When Doug and I lived in Yellowstone, we occasionally awoke to an elk or bison peeping-tom outside our bedroom window. It was rather amusing except during the autumn rut, when the novelty wore off the incessant bull elk bugling during pre-dawn hours after a few vocalizations. A bison using the side of the employee housing complex as a scratching post could make someone in a sleepy stupor imagine that finally the "really big" volcanic eruption was about to happen.
The dormer windows from our bedroom window at our cabin up in the Bangtails in Montana offered us a sweeping view of the Absaroka mountains and the Yellowstone River valley to the south. It was a view we will never forget. We hope that Linda and Tom, the cabin's new owners, share our sentiment. During a snowstorm, the mountains were enveloped in clouds and everything was blanketed in white. On those days, I would like to just lie in bed and wait for the rush of snow to swoop down the steep metal roof ending in a "thud" on the ground.
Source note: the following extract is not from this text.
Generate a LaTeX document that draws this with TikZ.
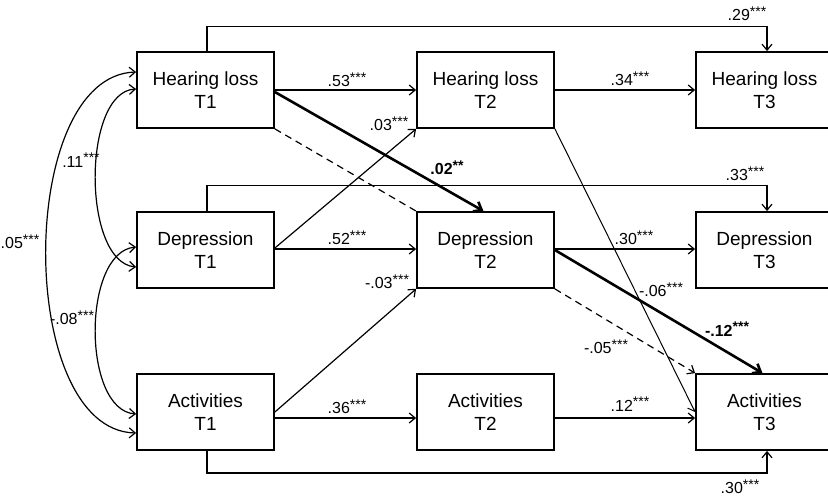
\documentclass[tikz,border=0pt]{standalone}
\usepackage{fontspec}
\setmainfont{Liberation Sans}
\usetikzlibrary{arrows.meta}
\newcommand\sigl[2]{#1\raisebox{4.5pt}{\fontsize{14}{14}\selectfont #2}}
\begin{document}
\begin{tikzpicture}[x=1pt,y=-1pt,
  box/.style={draw, line width=1.8pt, minimum width=137pt, minimum height=76pt, align=center, inner sep=0pt, font=\fontsize{19}{22.5}\selectfont},
  tip/.tip={Straight Barb[length=6pt,width=10pt]},
  arr/.style={line width=1.2pt, -tip},
  thinarr/.style={line width=1pt, -tip},
  heavy/.style={line width=2.6pt, -{Straight Barb[length=7pt,width=11pt]}},
  dashln/.style={line width=1.2pt, dash pattern=on 7pt off 5pt},
  darr/.style={line width=1.2pt, tip-tip},
  lab/.style={inner sep=0pt, font=\fontsize{16}{16}\selectfont},
  blab/.style={inner sep=0pt, font=\fontsize{16}{16}\selectfont\bfseries}]
\clip (0,0) rectangle (828,496);
\fill[white] (0,0) rectangle (828,496);
% boxes
\node[box] (HL1) at (205.5,90) {Hearing loss\\T1};
\node[box] (HL2) at (485.5,90) {Hearing loss\\T2};
\node[box] (HL3) at (764.5,90) {Hearing loss\\T3};
\node[box] (Dep1) at (205.5,250) {Depression\\T1};
\node[box] (Dep2) at (485.5,250) {Depression\\T2};
\node[box] (Dep3) at (764.5,250) {Depression\\T3};
\node[box] (Act1) at (205.5,412) {Activities\\T1};
\node[box] (Act2) at (485.5,412) {Activities\\T2};
\node[box] (Act3) at (764.5,412) {Activities\\T3};
% lag-2 paths
\draw[arr] ([xshift=1.5pt]HL1.north) -- ++(0,-25) -| ([xshift=2.5pt]HL3.north);
\draw[arr] ([xshift=1.5pt]Dep1.north) -- ++(0,-26) -| ([xshift=2.5pt]Dep3.north);
\draw[arr] ([xshift=1.5pt]Act1.south) -- ++(0,22) -| ([xshift=2.5pt]Act3.south);
% horizontal paths
\draw[arr] (HL1.east) -- (HL2.west);
\draw[arr] (HL2.east) -- (HL3.west);
\draw[arr] ([yshift=1pt]Dep1.east) -- ([yshift=1pt]Dep2.west);
\draw[arr] ([yshift=1pt]Dep2.east) -- ([yshift=1pt]Dep3.west);
\draw[arr] ([yshift=-6pt]Act1.east) -- ([yshift=-6pt]Act2.west);
\draw[arr] ([yshift=-6pt]Act2.east) -- ([yshift=-6pt]Act3.west);
% cross paths
\draw[heavy] ([yshift=-2pt]HL1.east) -- ([xshift=-2pt]Dep2.north);
\draw[dashln] (HL1.south east) -- (Dep2.north west);
\draw[arr] ([yshift=2pt]Dep1.east) -- (HL2.south west);
\draw[arr] (Act1.east) -- (Dep2.south west);
\draw[thinarr] (HL2.south east) -- (Act3.west);
\draw[heavy] (Dep2.east) -- ([xshift=-2pt]Act3.north);
\draw[dashln, -tip] (Dep2.south east) -- (Act3.north west);
% correlations
\draw[darr] ([yshift=1pt]HL1.west) .. controls (82,92) and (82,262) .. ([yshift=-17pt]Dep1.west);
\draw[darr] ([yshift=3pt]Dep1.west) .. controls (82,252) and (82,410) .. ([yshift=-2pt]Act1.west);
\draw[darr] ([yshift=18pt]HL1.west) .. controls (16,76) and (16,430) .. ([yshift=-21pt]Act1.west);
% labels
\node[lab] (l29) at (747,14) {\sigl{.29}{***}};
\node[lab] (l53) at (347,80) {\sigl{.53}{***}};
\node[lab] (l34) at (630,79) {\sigl{.34}{***}};
\node[lab] (l03) at (389,124) {\sigl{.03}{***}};
\node[blab] (l02) at (447,168) {\sigl{.02}{**}};
\node[lab] (l33) at (745,174) {\sigl{.33}{***}};
\node[lab] (l11) at (81,160) {\sigl{.11}{***}};
\node[lab] (l05) at (20,242) {\sigl{.05}{***}};
\node[lab] (l52) at (347,238) {\sigl{.52}{***}};
\node[lab] (l30a) at (634,238) {\sigl{.30}{***}};
\node[lab] (lm03) at (387,282) {\sigl{-.03}{***}};
\node[lab] (lm08) at (72,318) {\sigl{-.08}{***}};
\node[lab] (lm06) at (661,290) {\sigl{-.06}{***}};
\node[blab] (lm12) at (727,329) {\sigl{-.12}{***}};
\node[lab] (lm05) at (606,347) {\sigl{-.05}{***}};
\node[lab] (l36) at (347,407) {\sigl{.36}{***}};
\node[lab] (l12) at (630,404) {\sigl{.12}{***}};
\node[lab] (l30b) at (740,487) {\sigl{.30}{***}};
\end{tikzpicture}
\end{document}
The view from our bedroom window at 14 Rue du Four is, I have to admit, unique, maybe best described as "very French". Across the petit cour is a currently unoccupied village house, owner unknown. To the left of the empty house is Neil and Celia's, an unusual feature in itself (not Neil and Celia, but their house). It is what "plugs" up the alley and creates our courtyard. To the right of the empty village house is where Marc (French) lives. Immediately to our right is an unoccupied barn. But my view is only the empty village house, windows broken out, rendering chipping off, columbage exposed, sorely in need of TLC.
I don't see bison or elk, or even a glimpse of the Pyrenees from my bedroom window now. But sometimes I look out this window early in the morning and I chuckle. I couldn't reproduce this view if I tried---it is one of a kind. And that, like the commercial says, is priceless.